Large multinational corporations want to streamline their banking practices. To do this, they need all of their bank billing electronically, and in a common format.

Corporations do not know with any degree of accuracy what is being paid to international banks for their services. Main concerns were:

 No way of accurately verifying international bank fees.
 Analysis of bank fees is labor-intensive.
 No way to provide management with global bank relationship metrics.
 International cash management fees are decentralised with few controls in place.
 Compliance issues, like Sarbanes-Oxley Act.
Normally billing in banking has following aspects.
 It must be periodic (at pre agreed duration...).
 Details of the transaction must contain ref no. of client.
 It also covers statutory payment details if any.
 Format can be customised as per the client's requirements.
 Mode of presentation can also be selected per clients selection (fax, mail, hard copy...).
 Grouping of services done at various levels.
 Tracking of repayment.
 Reconciliation for repayment.

The BSB Standard
Bank Services Billing (BSB) is an industry standard that governs the format of electronic bills send out by financial institutions to wholesale customers (e.g. corporations, governments, institutions). BSB is a statement to report on the corporate customers' usage of financial services and their related charges. It takes the form of a periodic electronic statement that lists all the chargeable service events that occurred during a reporting cycle, along with detailed tax and currency information. This standard is developed by TWIST, a not-for-profit industry group delivering open, XML-based, standards in certain financial processes.

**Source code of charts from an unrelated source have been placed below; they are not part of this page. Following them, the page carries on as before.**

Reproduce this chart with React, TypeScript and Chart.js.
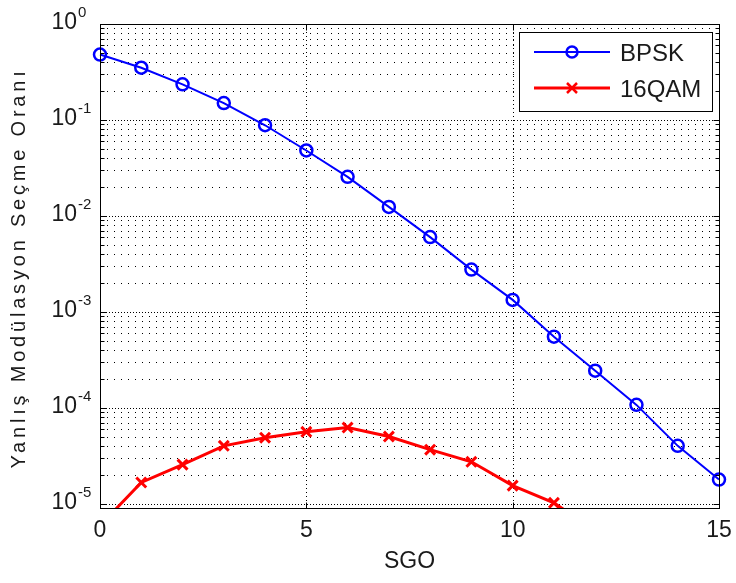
import React, { useEffect, useRef } from "react";
import { Chart, registerables } from "chart.js";

Chart.register(...registerables);

// ---- data ----
const snrBpsk = [0, 1, 2, 3, 4, 5, 6, 7, 8, 9, 10, 11, 12, 13, 14, 15];
const bpskValues = [0.48, 0.35, 0.235, 0.15, 0.088, 0.048, 0.0255, 0.0124, 0.006, 0.00275, 0.00133, 0.00055, 0.000243, 0.000107, 4.0e-5, 1.78e-5];
const snrQam = [0, 1, 2, 3, 4, 5, 6, 7, 8, 9, 10, 11, 12];
const qamValues = [5.9e-6, 1.66e-5, 2.55e-5, 4.0e-5, 4.87e-5, 5.6e-5, 6.2e-5, 5.0e-5, 3.65e-5, 2.73e-5, 1.54e-5, 1.02e-5, 5.2e-6];
const seriesNames = ["BPSK", "16QAM"];
const xTicks = [0, 5, 10, 15];
const xTickLabels = ["0", "5", "10", "15"];
const yMajorTicks = [1e-5, 1e-4, 1e-3, 1e-2, 1e-1, 1];
const yTickExponents = ["-5", "-4", "-3", "-2", "-1", "0"];
const xTitle = "SGO";
const yTitle = "Yanlış Modülasyon Seçme Oranı";

const FONT = "'Liberation Sans', Arial, Helvetica, sans-serif";
const BLUE = "#0000ff";
const RED = "#ff0000";

function minorValues(): number[] {
  const out: number[] = [];
  for (const m of yMajorTicks) {
    for (let k = 2; k <= 9; k++) out.push(m * k);
  }
  return out;
}

const matlabPlugin = {
  id: "matlabLook",
  beforeDatasetsDraw(chart: any) {
    const { ctx, chartArea: a, scales } = chart;
    const x = scales.x;
    const y = scales.y;
    ctx.save();
    ctx.strokeStyle = "#000";
    ctx.lineWidth = 1;
    // minor y grid
    ctx.setLineDash([1, 6]);
    for (const v of minorValues()) {
      if (v < y.min || v > y.max) continue;
      const py = Math.round(y.getPixelForValue(v)) + 0.5;
      ctx.beginPath();
      ctx.moveTo(a.left, py);
      ctx.lineTo(a.right, py);
      ctx.stroke();
    }
    // major y grid
    ctx.setLineDash([1, 2]);
    for (const v of yMajorTicks) {
      if (v < y.min || v > y.max) continue;
      const py = Math.round(y.getPixelForValue(v)) + 0.5;
      ctx.beginPath();
      ctx.moveTo(a.left, py);
      ctx.lineTo(a.right, py);
      ctx.stroke();
    }
    // x grid
    ctx.setLineDash([1, 3]);
    for (const v of xTicks) {
      if (v <= x.min || v >= x.max) continue;
      const px = Math.round(x.getPixelForValue(v)) + 0.5;
      ctx.beginPath();
      ctx.moveTo(px, a.top);
      ctx.lineTo(px, a.bottom);
      ctx.stroke();
    }
    ctx.restore();
  },
  afterDatasetsDraw(chart: any) {
    const { ctx, chartArea: a, scales } = chart;
    const x = scales.x;
    const y = scales.y;
    ctx.save();
    ctx.setLineDash([]);
    ctx.strokeStyle = "#000";
    ctx.lineWidth = 1;
    const L = Math.round(a.left) + 0.5;
    const R = Math.round(a.right) + 0.5;
    const T = Math.round(a.top) + 0.5;
    const B = Math.round(a.bottom) + 0.5;
    ctx.strokeRect(L, T, R - L, B - T);

    // y ticks
    ctx.beginPath();
    for (const v of minorValues()) {
      if (v < y.min || v > y.max) continue;
      const py = Math.round(y.getPixelForValue(v)) + 0.5;
      ctx.moveTo(L, py); ctx.lineTo(L + 4, py);
      ctx.moveTo(R, py); ctx.lineTo(R - 4, py);
    }
    for (const v of yMajorTicks) {
      if (v < y.min || v > y.max) continue;
      const py = Math.round(y.getPixelForValue(v)) + 0.5;
      ctx.moveTo(L, py); ctx.lineTo(L + 6, py);
      ctx.moveTo(R, py); ctx.lineTo(R - 6, py);
    }
    for (const v of xTicks) {
      const px = Math.round(x.getPixelForValue(v)) + 0.5;
      ctx.moveTo(px, B); ctx.lineTo(px, B - 6);
      ctx.moveTo(px, T); ctx.lineTo(px, T + 6);
    }
    ctx.stroke();

    // y tick labels 10^n
    ctx.fillStyle = "#1a1a1a";
    yMajorTicks.forEach((v, i) => {
      const py = y.getPixelForValue(v);
      ctx.font = `23px ${FONT}`;
      ctx.textAlign = "right";
      ctx.textBaseline = "middle";
      ctx.fillText("10", 77, py - 1);
      ctx.font = `15px ${FONT}`;
      ctx.textAlign = "left";
      ctx.textBaseline = "alphabetic";
      ctx.fillText(yTickExponents[i], 78, py - 7);
    });

    // x tick labels
    ctx.font = `23px ${FONT}`;
    ctx.textAlign = "center";
    ctx.textBaseline = "alphabetic";
    xTicks.forEach((v, i) => {
      ctx.fillText(xTickLabels[i], x.getPixelForValue(v), 537);
    });

    // x title
    ctx.fillText(xTitle, (a.left + a.right) / 2, 568);

    // y title
    ctx.save();
    ctx.translate(19, 268);
    ctx.rotate(-Math.PI / 2);
    ctx.font = `20px ${FONT}`;
    (ctx as any).letterSpacing = "3.8px";
    ctx.textAlign = "center";
    ctx.textBaseline = "middle";
    ctx.fillText(yTitle, 0, 0);
    ctx.restore();

    // legend
    const bx = 519.5, by = 32.5, bw = 193, bh = 79;
    ctx.fillStyle = "#fff";
    ctx.fillRect(bx, by, bw, bh);
    ctx.strokeStyle = "#000";
    ctx.lineWidth = 1;
    ctx.strokeRect(bx, by, bw, bh);
    const rows = [
      { y: 52, color: BLUE, marker: "circle", lw: 2 },
      { y: 88, color: RED, marker: "x", lw: 3 },
    ];
    rows.forEach((r, i) => {
      ctx.strokeStyle = r.color;
      ctx.lineWidth = r.lw;
      ctx.beginPath();
      ctx.moveTo(534, r.y);
      ctx.lineTo(610, r.y);
      ctx.stroke();
      ctx.lineWidth = 2.5;
      ctx.beginPath();
      if (r.marker === "circle") {
        ctx.arc(572, r.y, 5.5, 0, Math.PI * 2);
      } else {
        ctx.moveTo(567, r.y - 5); ctx.lineTo(577, r.y + 5);
        ctx.moveTo(577, r.y - 5); ctx.lineTo(567, r.y + 5);
      }
      ctx.stroke();
      ctx.fillStyle = "#1a1a1a";
      ctx.font = `24px ${FONT}`;
      ctx.textAlign = "left";
      ctx.textBaseline = "alphabetic";
      ctx.fillText(seriesNames[i], 620, r.y + 9);
    });
    ctx.restore();
  },
};

export default function App() {
  const ref = useRef<HTMLCanvasElement | null>(null);
  useEffect(() => {
    if (!ref.current) return;
    const chart = new Chart(ref.current, {
      type: "line",
      data: {
        datasets: [
          {
            label: seriesNames[0],
            data: snrBpsk.map((s, i) => ({ x: s, y: bpskValues[i] })),
            borderColor: BLUE,
            backgroundColor: "rgba(0,0,0,0)",
            borderWidth: 2,
            pointStyle: "circle",
            pointRadius: 6,
            pointBorderWidth: 2.5,
            pointBorderColor: BLUE,
            pointBackgroundColor: "rgba(0,0,0,0)",
            tension: 0,
            clip: false as any,
          },
          {
            label: seriesNames[1],
            data: snrQam.map((s, i) => ({ x: s, y: qamValues[i] })),
            borderColor: RED,
            backgroundColor: "rgba(0,0,0,0)",
            borderWidth: 3,
            pointStyle: "crossRot",
            pointRadius: 7,
            pointBorderWidth: 3,
            pointBorderColor: RED,
            tension: 0,
            clip: { left: 10, right: 10, top: 0, bottom: 0 } as any,
          },
        ],
      },
      options: {
        animation: false,
        responsive: false,
        devicePixelRatio: 1,
        layout: { padding: { left: 0, right: 17, top: 24, bottom: 0 } },
        plugins: { legend: { display: false }, tooltip: { enabled: false } },
        scales: {
          x: {
            type: "linear",
            min: 0,
            max: 15,
            grid: { display: false },
            border: { display: false },
            ticks: { display: false },
            afterFit: (s: any) => { s.height = 75; },
          },
          y: {
            type: "logarithmic",
            min: 9e-6,
            max: 1,
            grid: { display: false },
            border: { display: false },
            ticks: { display: false },
            afterFit: (s: any) => { s.width = 100; },
          },
        },
      } as any,
      plugins: [matlabPlugin],
    });
    return () => chart.destroy();
  }, []);
  return (
    <div style={{ position: "fixed", left: 0, top: 0, width: 736, height: 583, background: "#fff" }}>
      <canvas ref={ref} width={736} height={583} style={{ display: "block" }} />
    </div>
  );
}
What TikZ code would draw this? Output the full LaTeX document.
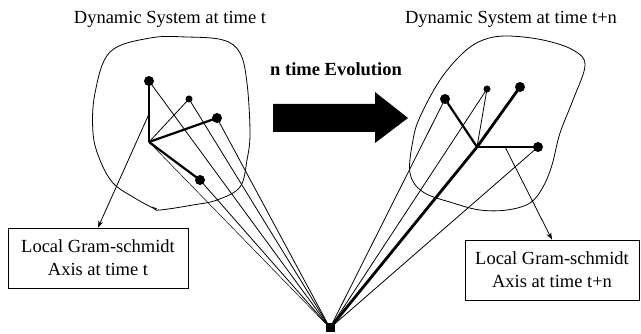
\documentclass[tikz,border=0pt]{standalone}
\usepackage{fontspec}
\setmainfont{Liberation Serif}
\usetikzlibrary{arrows.meta,calc}
\begin{document}
\begin{tikzpicture}[x=1pt,y=-1pt,
  thinl/.style={line width=0.8pt},
  thickl/.style={line width=2.2pt},
  bigdot/.style={circle,fill=black,inner sep=0pt,minimum size=10pt},
  smalldot/.style={circle,fill=black,inner sep=0pt,minimum size=7pt},
  labelbox/.style={draw,line width=0.8pt,align=center,inner sep=2pt,font=\fontsize{18.5}{23}\selectfont},
  titletext/.style={font=\fontsize{18.5}{22}\selectfont},
  gsarrow/.style={thinl,-{Stealth[length=7pt,width=5pt]}}
]
\useasboundingbox (0,0) rectangle (641,334);

% titles
\node[titletext] (t1) at (170,19) {Dynamic System at time t};
\node[titletext] (t2) at (511,19) {Dynamic System at time t+n};
\node[titletext,font=\fontsize{18.5}{22}\selectfont\bfseries] (ev) at (336,69) {n time Evolution};

% big arrow
\fill (273,104) -- (375,104) -- (375,92) -- (408,118) -- (375,143) -- (375,132) -- (273,132) -- cycle;

% blobs
\draw[thinl] plot[smooth cycle,tension=0.6] coordinates {(153,208) (133,197) (113,183) (100,160) (93,133) (95,93) (110,52) (150,38) (187,37) (223,40) (240,53) (247,83) (250,133) (247,160) (240,187) (217,200) (193,205) (160,210)};
\draw[thinl] (157,209) -- (152,207);
\draw[thinl] plot[smooth cycle,tension=0.6] coordinates {(483,40) (507,36) (543,40) (573,50) (585,65) (573,100) (560,133) (552,165) (543,187) (530,203) (507,210) (480,210) (453,203) (423,192) (410,173) (413,140) (420,117) (440,80) (463,53)};

% apex
\node[fill=black,inner sep=0pt,minimum size=9pt] (apex) at (330,328) {};

% left system
\coordinate (O1) at (149,142);
\node[bigdot] (A) at (149,81) {};
\node[smalldot] (B) at (189,99) {};
\node[bigdot] (C) at (217,118) {};
\node[bigdot] (D) at (200,180) {};
\draw[thickl] (O1) -- (A.center);
\draw[thinl] (O1) -- (B.center);
\draw[thickl] (O1) -- (C.center);
\draw[thickl] (O1) -- (D.center);
\draw[line width=0.5pt] (O1) -- (apex.center);
\foreach \p in {A,B,C,D} \draw[thinl] (\p.center) -- (apex.center);

% right system
\coordinate (O2) at (477,147);
\node[bigdot] (E) at (445,99) {};
\node[smalldot] (F) at (487,89) {};
\node[bigdot] (G) at (520,87) {};
\node[bigdot] (H) at (538,147) {};
\draw[thickl] (O2) -- (E.center);
\draw[thinl] (O2) -- (F.center);
\draw[line width=2.8pt] (G.center) -- (O2) -- (apex.center);
\draw[thickl] (O2) -- (H.center);
\foreach \p in {E,F,H} \draw[thinl] (\p.center) -- (apex.center);

% boxes
\node[labelbox,minimum width=180pt,minimum height=60pt] (lbox) at (98,258) {Local Gram-schmidt\\Axis at time t};
\node[labelbox,minimum width=174pt,minimum height=60pt] (rbox) at (552,270) {Local Gram-schmidt\\Axis at time t+n};

% pointers
\coordinate (p1) at ($(O1)!0.46!(A)$);
\coordinate (p2) at ($(O2)!0.46!(H)$);
\draw[gsarrow] (p1) -- (lbox.north);
\draw[gsarrow] (p2) -- (rbox.north);
\end{tikzpicture}
\end{document}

The main idea behind this standard is to "obtain an electronic billing statement from international banks in a standard format".

According to TWIST, Denmark's Danske Bank has become the first European bank to use its bank billing standard to deliver detailed information to corporate treasurers and wholesale clients. The bank is using the Twist BSB standard for the electronic transmission of information relating to bank charges to General Electric (GE).